Written exercise: Repeat everything from the first line of the listing below through the line that contains "-0.69], [27.95, -0.99]];", exactly. Leave out pictures.

Given data:
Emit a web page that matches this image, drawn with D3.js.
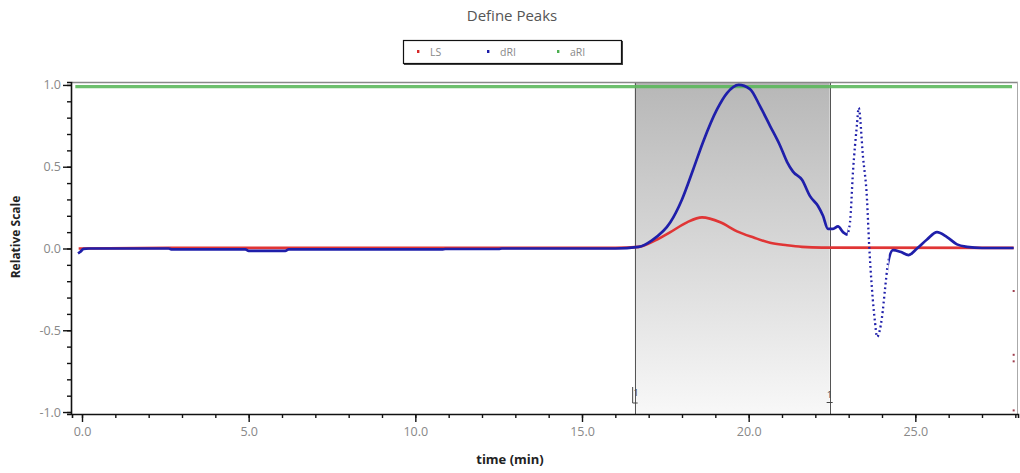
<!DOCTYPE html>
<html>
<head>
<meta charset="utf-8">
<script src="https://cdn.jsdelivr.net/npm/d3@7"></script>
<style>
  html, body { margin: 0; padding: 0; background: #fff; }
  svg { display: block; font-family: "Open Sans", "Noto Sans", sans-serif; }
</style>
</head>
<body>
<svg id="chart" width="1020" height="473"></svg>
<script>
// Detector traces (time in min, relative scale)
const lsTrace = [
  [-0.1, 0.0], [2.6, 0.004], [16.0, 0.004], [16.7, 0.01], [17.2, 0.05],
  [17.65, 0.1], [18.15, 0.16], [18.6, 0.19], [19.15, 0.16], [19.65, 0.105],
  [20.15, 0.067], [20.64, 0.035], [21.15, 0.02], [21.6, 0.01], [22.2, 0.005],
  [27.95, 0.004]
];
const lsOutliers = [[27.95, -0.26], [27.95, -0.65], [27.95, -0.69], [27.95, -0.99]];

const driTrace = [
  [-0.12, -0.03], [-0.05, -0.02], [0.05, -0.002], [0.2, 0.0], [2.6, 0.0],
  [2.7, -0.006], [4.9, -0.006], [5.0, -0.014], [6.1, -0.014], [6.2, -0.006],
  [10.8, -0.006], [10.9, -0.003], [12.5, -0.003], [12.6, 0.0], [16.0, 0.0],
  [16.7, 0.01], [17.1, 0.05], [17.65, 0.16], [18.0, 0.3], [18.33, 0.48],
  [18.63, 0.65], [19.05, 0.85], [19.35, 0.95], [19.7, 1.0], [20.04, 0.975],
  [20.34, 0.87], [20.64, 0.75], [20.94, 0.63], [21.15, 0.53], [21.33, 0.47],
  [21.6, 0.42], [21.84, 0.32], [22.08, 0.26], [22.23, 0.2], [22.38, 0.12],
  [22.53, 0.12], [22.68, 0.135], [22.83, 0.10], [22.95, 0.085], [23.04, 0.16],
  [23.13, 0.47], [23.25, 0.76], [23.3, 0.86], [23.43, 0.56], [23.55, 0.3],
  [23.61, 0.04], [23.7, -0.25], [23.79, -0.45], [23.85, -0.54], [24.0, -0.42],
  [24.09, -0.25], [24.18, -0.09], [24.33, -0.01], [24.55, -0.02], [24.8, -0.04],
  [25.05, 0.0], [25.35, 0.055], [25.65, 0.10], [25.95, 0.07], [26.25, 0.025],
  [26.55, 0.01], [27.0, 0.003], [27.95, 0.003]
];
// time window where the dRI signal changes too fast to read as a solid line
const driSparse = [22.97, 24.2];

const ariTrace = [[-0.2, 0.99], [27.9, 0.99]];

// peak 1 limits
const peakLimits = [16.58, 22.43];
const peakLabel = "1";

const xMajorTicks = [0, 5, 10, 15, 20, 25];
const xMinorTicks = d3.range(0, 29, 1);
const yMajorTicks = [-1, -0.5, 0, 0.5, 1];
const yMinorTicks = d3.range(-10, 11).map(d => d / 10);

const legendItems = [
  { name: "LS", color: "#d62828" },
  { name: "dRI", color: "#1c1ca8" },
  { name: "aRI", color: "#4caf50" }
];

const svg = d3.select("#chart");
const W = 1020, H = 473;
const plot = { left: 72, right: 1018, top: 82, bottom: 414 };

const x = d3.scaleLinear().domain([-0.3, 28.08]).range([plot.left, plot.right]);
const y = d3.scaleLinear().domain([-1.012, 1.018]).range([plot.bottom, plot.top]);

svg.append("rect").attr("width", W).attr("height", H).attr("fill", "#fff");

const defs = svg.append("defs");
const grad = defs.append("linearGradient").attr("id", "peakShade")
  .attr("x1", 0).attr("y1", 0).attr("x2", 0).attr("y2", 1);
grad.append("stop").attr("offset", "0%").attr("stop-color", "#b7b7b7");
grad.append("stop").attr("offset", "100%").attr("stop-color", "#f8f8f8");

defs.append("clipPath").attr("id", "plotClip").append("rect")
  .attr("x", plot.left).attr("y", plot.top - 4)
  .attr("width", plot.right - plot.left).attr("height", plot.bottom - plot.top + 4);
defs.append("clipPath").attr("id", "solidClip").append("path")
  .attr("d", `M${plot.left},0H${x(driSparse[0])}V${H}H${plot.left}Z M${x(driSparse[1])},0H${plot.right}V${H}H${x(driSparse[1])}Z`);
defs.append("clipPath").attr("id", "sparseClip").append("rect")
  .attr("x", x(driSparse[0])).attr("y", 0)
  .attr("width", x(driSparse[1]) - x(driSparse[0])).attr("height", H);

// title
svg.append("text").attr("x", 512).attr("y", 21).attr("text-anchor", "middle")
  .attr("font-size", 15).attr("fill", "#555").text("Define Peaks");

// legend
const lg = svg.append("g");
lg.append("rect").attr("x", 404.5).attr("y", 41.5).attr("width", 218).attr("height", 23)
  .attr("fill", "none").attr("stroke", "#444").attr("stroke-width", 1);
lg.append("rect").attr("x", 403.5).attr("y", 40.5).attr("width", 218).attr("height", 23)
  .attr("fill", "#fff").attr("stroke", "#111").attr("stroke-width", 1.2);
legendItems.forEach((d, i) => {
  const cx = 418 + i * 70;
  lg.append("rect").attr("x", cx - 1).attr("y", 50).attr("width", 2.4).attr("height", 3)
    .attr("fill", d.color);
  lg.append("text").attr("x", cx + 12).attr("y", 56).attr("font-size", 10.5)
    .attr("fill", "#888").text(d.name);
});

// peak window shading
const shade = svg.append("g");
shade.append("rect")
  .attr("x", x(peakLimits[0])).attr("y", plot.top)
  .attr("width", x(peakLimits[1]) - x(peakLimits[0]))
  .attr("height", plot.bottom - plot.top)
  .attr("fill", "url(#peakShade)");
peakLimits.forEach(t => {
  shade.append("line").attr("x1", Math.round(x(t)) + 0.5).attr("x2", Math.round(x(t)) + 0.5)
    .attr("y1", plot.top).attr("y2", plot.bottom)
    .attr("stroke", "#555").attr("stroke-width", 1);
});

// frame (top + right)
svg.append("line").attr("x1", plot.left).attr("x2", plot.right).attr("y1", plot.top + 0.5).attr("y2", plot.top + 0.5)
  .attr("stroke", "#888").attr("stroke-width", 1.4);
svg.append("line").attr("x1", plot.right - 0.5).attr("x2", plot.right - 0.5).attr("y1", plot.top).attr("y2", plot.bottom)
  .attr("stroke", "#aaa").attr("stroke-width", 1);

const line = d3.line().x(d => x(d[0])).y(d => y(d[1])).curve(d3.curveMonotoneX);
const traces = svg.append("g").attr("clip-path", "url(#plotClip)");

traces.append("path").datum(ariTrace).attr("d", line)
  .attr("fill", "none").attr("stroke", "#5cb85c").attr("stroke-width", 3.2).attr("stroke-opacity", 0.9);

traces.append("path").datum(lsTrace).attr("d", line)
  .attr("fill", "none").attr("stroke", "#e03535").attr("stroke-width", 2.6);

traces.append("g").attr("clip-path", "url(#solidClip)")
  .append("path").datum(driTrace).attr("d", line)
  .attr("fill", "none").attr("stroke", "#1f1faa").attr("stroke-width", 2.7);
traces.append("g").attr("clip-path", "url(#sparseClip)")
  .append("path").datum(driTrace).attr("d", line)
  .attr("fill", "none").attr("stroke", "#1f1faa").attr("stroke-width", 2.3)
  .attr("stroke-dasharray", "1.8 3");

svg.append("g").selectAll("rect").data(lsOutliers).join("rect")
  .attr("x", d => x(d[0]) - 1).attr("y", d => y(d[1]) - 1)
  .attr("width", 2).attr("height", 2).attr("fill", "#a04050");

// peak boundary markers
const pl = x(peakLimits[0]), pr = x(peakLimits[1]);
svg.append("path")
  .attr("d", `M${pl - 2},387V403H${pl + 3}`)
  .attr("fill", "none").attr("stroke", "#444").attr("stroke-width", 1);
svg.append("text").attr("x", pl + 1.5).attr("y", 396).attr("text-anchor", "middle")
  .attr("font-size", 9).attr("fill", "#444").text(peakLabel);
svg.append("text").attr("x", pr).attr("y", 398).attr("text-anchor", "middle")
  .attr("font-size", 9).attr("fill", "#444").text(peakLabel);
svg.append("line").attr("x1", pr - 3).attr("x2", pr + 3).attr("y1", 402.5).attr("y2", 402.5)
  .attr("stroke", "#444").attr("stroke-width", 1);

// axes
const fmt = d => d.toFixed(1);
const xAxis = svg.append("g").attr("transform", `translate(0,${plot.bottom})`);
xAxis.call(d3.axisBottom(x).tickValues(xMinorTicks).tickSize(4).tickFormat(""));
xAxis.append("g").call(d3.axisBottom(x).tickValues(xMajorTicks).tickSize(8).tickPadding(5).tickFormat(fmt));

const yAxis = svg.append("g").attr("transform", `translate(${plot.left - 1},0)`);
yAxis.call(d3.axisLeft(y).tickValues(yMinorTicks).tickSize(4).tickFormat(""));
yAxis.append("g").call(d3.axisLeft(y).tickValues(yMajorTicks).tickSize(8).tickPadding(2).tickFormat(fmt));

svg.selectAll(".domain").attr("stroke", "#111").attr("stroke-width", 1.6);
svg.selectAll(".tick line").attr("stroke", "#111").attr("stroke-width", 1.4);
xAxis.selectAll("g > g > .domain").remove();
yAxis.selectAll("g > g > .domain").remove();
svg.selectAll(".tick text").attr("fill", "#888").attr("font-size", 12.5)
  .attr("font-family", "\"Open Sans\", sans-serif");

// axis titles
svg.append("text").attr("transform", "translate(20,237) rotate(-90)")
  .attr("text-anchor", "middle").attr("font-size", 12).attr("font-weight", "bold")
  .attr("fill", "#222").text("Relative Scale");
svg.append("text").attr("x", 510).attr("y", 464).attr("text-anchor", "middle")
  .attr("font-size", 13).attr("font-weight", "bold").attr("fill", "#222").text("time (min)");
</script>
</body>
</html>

Task output:
Emit a web page that matches this image, drawn with D3.js.
<!DOCTYPE html>
<html>
<head>
<meta charset="utf-8">
<script src="https://cdn.jsdelivr.net/npm/d3@7"></script>
<style>
  html, body { margin: 0; padding: 0; background: #fff; }
  svg { display: block; font-family: "Open Sans", "Noto Sans", sans-serif; }
</style>
</head>
<body>
<svg id="chart" width="1020" height="473"></svg>
<script>
// Detector traces (time in min, relative scale)
const lsTrace = [
  [-0.1, 0.0], [2.6, 0.004], [16.0, 0.004], [16.7, 0.01], [17.2, 0.05],
  [17.65, 0.1], [18.15, 0.16], [18.6, 0.19], [19.15, 0.16], [19.65, 0.105],
  [20.15, 0.067], [20.64, 0.035], [21.15, 0.02], [21.6, 0.01], [22.2, 0.005],
  [27.95, 0.004]
];
const lsOutliers = [[27.95, -0.26], [27.95, -0.65], [27.95, -0.69], [27.95, -0.99]];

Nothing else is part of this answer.